Supplied records —
-*-*-

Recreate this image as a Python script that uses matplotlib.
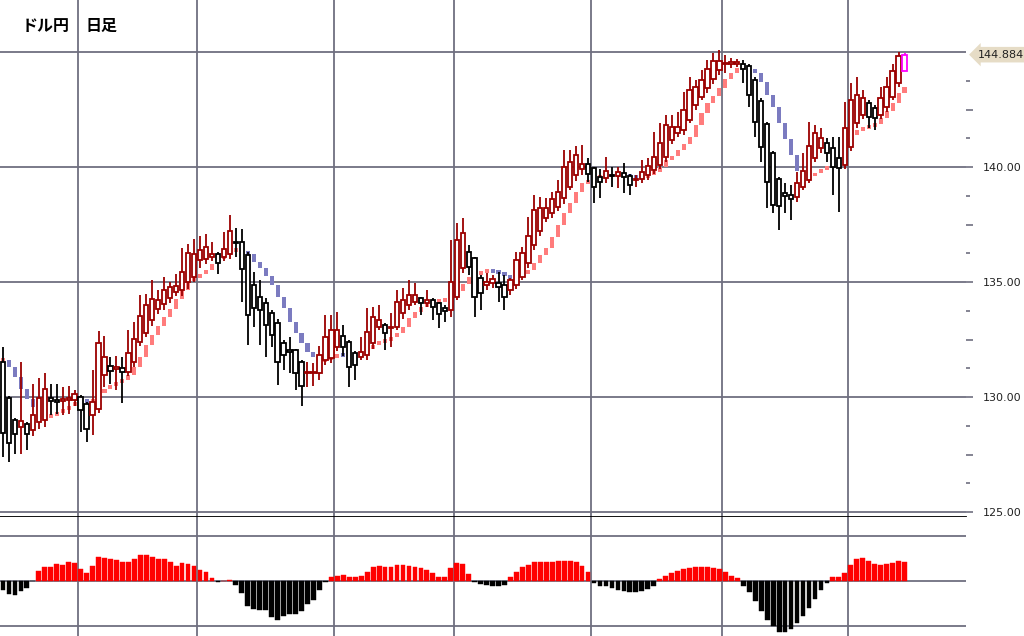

-*-*-

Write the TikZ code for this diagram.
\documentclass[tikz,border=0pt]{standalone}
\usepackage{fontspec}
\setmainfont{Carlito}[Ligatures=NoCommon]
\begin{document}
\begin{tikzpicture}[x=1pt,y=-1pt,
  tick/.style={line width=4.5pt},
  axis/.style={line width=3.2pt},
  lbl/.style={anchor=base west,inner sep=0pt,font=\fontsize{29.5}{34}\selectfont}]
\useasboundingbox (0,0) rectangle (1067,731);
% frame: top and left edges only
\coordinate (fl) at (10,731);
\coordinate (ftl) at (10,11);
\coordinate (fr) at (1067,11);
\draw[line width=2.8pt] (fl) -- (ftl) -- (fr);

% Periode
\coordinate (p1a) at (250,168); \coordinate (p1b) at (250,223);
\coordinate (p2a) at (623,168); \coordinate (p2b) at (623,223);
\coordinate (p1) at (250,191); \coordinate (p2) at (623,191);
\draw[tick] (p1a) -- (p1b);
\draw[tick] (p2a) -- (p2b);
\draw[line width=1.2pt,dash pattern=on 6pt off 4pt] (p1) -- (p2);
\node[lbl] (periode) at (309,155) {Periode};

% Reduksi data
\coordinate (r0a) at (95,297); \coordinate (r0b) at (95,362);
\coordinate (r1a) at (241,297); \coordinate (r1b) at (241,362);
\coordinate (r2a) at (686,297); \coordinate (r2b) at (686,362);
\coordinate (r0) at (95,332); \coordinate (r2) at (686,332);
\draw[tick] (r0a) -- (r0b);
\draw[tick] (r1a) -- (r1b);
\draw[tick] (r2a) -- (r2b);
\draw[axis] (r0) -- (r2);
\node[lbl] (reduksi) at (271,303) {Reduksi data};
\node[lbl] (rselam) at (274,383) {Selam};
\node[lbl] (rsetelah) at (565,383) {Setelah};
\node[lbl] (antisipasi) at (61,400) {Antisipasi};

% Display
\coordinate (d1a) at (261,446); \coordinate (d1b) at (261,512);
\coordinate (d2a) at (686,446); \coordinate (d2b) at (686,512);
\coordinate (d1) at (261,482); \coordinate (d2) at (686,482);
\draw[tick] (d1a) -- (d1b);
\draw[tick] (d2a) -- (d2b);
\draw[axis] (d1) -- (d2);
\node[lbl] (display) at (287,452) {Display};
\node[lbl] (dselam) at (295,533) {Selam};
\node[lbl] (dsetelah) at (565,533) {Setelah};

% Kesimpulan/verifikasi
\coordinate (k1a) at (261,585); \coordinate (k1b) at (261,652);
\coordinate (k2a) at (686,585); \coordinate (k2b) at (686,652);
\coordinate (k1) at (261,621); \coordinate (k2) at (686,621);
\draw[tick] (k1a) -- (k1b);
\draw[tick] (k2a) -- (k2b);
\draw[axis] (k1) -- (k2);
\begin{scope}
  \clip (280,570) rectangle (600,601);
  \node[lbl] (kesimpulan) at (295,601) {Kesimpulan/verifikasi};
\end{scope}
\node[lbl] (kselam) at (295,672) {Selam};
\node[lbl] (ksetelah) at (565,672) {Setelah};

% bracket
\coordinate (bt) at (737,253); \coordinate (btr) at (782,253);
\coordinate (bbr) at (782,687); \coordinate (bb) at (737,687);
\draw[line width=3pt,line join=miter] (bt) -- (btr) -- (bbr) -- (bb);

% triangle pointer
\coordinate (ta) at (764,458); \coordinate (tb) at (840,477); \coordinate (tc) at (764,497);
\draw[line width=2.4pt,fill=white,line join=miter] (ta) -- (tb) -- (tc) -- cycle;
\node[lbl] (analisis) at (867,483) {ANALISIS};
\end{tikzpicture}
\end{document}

-*-*-

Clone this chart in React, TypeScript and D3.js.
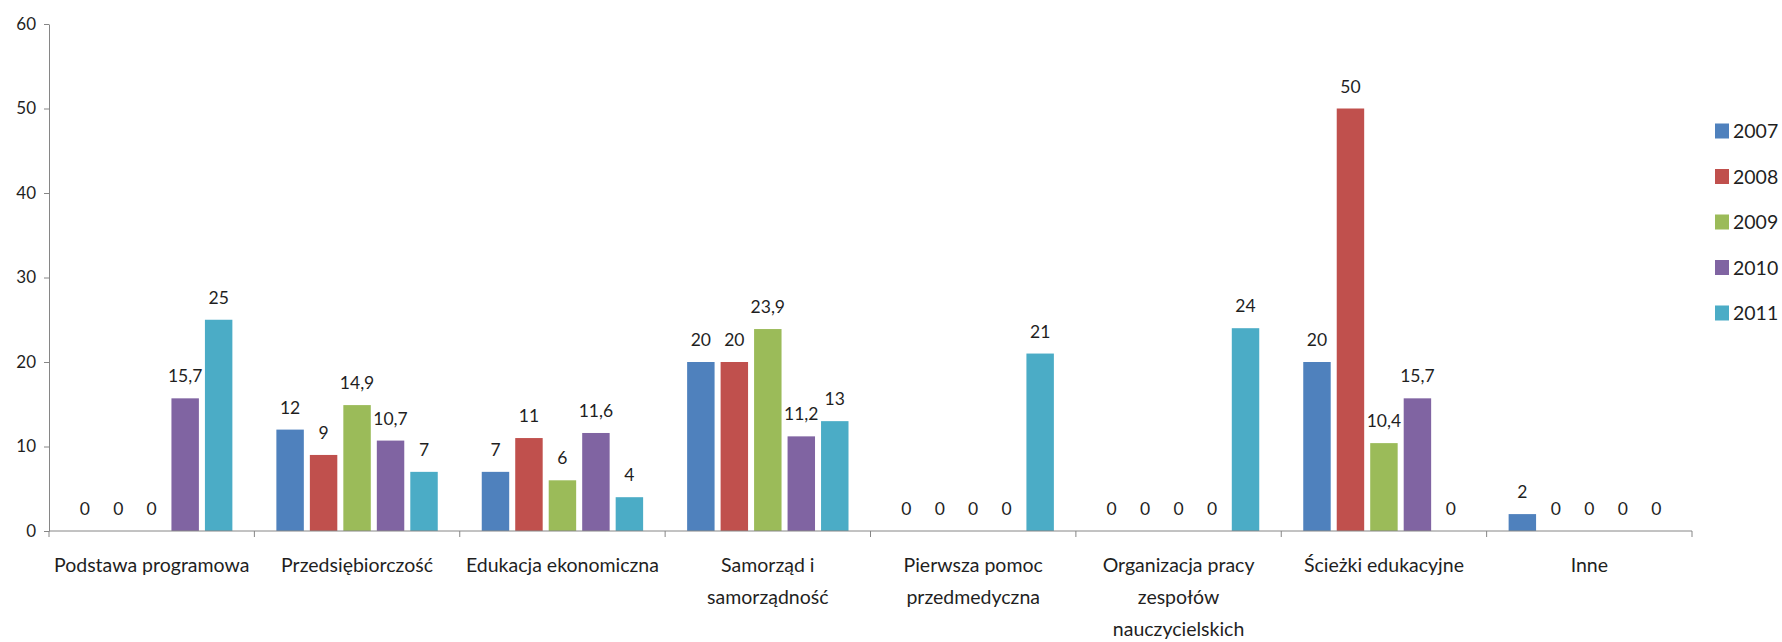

-*-*-

Exercise prompt —
Work through the listing above and report how many lines include the string "this", with no other text.

Task answer —
3